### EXERCISE INPUTS
----------

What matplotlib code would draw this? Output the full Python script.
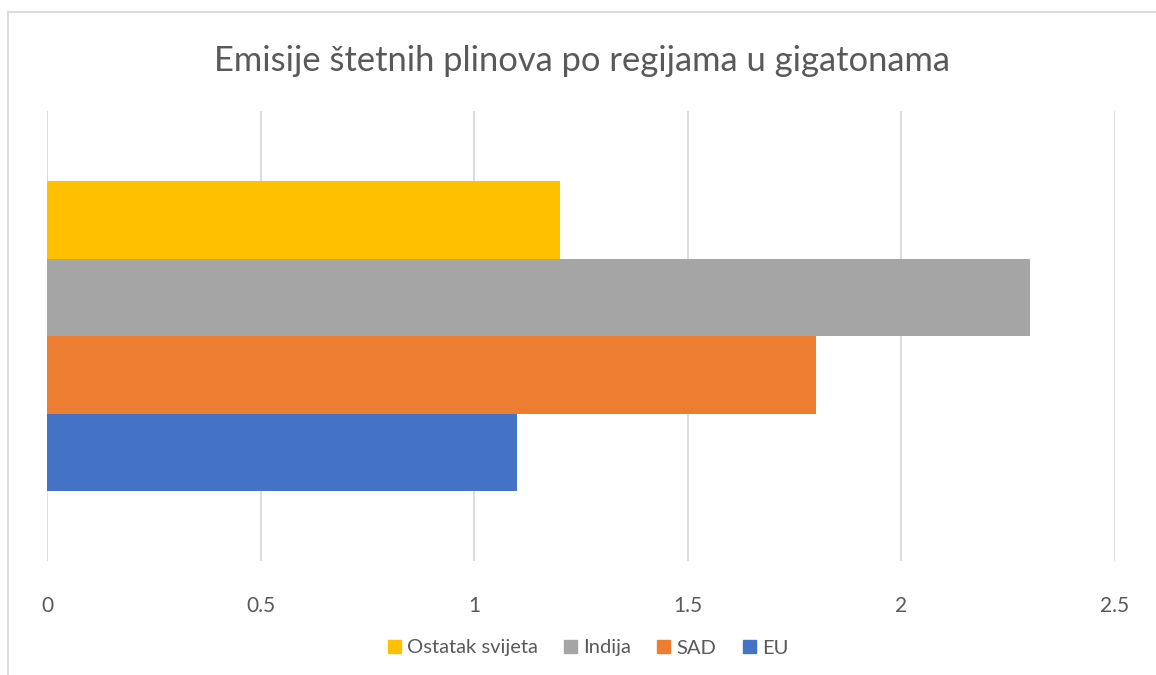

----------

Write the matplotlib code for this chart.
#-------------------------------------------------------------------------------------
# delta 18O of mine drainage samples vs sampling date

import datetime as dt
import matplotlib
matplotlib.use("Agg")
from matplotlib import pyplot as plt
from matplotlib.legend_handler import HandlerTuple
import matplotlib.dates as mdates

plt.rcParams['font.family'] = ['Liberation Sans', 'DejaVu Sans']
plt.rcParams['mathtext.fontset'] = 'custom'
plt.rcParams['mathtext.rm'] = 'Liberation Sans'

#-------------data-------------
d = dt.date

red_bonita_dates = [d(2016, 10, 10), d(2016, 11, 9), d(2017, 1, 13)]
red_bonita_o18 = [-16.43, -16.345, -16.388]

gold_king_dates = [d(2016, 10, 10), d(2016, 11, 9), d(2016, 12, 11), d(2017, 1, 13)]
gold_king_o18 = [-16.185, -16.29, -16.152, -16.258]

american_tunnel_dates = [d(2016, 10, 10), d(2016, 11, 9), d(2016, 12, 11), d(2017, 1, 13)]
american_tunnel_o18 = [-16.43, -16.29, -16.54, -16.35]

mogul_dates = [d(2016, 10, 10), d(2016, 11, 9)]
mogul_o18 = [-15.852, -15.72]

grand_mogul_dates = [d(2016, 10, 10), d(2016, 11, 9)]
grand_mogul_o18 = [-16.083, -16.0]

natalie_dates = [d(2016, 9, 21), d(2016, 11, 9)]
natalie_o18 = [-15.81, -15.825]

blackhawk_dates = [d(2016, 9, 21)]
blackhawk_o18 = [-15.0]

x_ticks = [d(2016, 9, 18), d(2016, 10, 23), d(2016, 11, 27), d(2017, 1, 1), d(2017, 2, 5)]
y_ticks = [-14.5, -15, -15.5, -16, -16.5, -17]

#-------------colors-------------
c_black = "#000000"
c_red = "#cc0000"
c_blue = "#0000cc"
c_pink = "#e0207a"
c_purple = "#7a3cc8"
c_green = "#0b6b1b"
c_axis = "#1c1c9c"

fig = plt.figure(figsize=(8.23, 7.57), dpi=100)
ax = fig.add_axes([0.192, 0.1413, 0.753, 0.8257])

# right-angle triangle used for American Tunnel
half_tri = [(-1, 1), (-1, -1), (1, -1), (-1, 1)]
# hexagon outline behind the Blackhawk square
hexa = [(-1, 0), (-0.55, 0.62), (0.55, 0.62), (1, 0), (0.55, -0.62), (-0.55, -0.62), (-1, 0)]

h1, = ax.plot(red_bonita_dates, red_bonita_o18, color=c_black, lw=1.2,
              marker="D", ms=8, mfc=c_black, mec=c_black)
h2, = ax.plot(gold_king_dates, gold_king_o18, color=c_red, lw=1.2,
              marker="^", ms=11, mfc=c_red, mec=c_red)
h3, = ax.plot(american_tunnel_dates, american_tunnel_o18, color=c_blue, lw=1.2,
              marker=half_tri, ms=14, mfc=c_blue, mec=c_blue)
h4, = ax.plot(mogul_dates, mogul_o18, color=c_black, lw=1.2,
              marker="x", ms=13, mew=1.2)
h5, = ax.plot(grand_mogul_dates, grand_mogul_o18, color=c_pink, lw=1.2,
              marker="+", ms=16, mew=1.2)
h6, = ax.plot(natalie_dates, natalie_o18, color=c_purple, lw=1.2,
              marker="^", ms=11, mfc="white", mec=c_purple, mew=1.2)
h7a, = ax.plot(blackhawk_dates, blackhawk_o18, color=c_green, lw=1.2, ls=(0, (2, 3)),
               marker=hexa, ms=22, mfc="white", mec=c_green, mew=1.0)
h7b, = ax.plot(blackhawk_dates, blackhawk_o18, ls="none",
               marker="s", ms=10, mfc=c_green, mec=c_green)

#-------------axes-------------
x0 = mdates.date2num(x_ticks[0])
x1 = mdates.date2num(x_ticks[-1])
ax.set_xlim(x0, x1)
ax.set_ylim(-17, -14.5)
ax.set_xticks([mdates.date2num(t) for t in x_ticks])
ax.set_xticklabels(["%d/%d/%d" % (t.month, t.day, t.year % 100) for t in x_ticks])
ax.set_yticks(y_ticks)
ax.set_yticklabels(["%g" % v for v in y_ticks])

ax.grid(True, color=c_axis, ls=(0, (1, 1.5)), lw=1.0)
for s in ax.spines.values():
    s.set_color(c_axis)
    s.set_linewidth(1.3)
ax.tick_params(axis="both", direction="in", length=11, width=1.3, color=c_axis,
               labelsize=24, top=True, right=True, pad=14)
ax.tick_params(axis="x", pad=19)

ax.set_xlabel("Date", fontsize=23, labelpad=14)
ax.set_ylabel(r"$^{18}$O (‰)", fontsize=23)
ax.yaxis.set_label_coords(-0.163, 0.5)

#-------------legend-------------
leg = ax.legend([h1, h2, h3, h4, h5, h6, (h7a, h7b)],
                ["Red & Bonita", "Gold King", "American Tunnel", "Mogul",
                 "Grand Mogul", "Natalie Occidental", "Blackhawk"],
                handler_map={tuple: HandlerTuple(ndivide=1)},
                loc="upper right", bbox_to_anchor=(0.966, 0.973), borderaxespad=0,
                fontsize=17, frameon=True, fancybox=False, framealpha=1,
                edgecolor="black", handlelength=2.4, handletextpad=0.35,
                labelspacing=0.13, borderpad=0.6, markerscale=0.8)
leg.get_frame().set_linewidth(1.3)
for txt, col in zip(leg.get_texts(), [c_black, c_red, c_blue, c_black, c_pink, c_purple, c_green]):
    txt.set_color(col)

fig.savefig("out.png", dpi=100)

----------

### GOAL OF THE EXERCISE
Transcribe the records above exactly, beginning at the line that contains "Write the matplotlib code for this chart." and ending with the line that contains "-0.62), (-1, 0)]", both included, and nothing else.

### RIGHT ANSWER
Write the matplotlib code for this chart.
#-------------------------------------------------------------------------------------
# delta 18O of mine drainage samples vs sampling date

import datetime as dt
import matplotlib
matplotlib.use("Agg")
from matplotlib import pyplot as plt
from matplotlib.legend_handler import HandlerTuple
import matplotlib.dates as mdates

plt.rcParams['font.family'] = ['Liberation Sans', 'DejaVu Sans']
plt.rcParams['mathtext.fontset'] = 'custom'
plt.rcParams['mathtext.rm'] = 'Liberation Sans'

#-------------data-------------
d = dt.date

red_bonita_dates = [d(2016, 10, 10), d(2016, 11, 9), d(2017, 1, 13)]
red_bonita_o18 = [-16.43, -16.345, -16.388]

gold_king_dates = [d(2016, 10, 10), d(2016, 11, 9), d(2016, 12, 11), d(2017, 1, 13)]
gold_king_o18 = [-16.185, -16.29, -16.152, -16.258]

american_tunnel_dates = [d(2016, 10, 10), d(2016, 11, 9), d(2016, 12, 11), d(2017, 1, 13)]
american_tunnel_o18 = [-16.43, -16.29, -16.54, -16.35]

mogul_dates = [d(2016, 10, 10), d(2016, 11, 9)]
mogul_o18 = [-15.852, -15.72]

grand_mogul_dates = [d(2016, 10, 10), d(2016, 11, 9)]
grand_mogul_o18 = [-16.083, -16.0]

natalie_dates = [d(2016, 9, 21), d(2016, 11, 9)]
natalie_o18 = [-15.81, -15.825]

blackhawk_dates = [d(2016, 9, 21)]
blackhawk_o18 = [-15.0]

x_ticks = [d(2016, 9, 18), d(2016, 10, 23), d(2016, 11, 27), d(2017, 1, 1), d(2017, 2, 5)]
y_ticks = [-14.5, -15, -15.5, -16, -16.5, -17]

#-------------colors-------------
c_black = "#000000"
c_red = "#cc0000"
c_blue = "#0000cc"
c_pink = "#e0207a"
c_purple = "#7a3cc8"
c_green = "#0b6b1b"
c_axis = "#1c1c9c"

fig = plt.figure(figsize=(8.23, 7.57), dpi=100)
ax = fig.add_axes([0.192, 0.1413, 0.753, 0.8257])

# right-angle triangle used for American Tunnel
half_tri = [(-1, 1), (-1, -1), (1, -1), (-1, 1)]
# hexagon outline behind the Blackhawk square
hexa = [(-1, 0), (-0.55, 0.62), (0.55, 0.62), (1, 0), (0.55, -0.62), (-0.55, -0.62), (-1, 0)]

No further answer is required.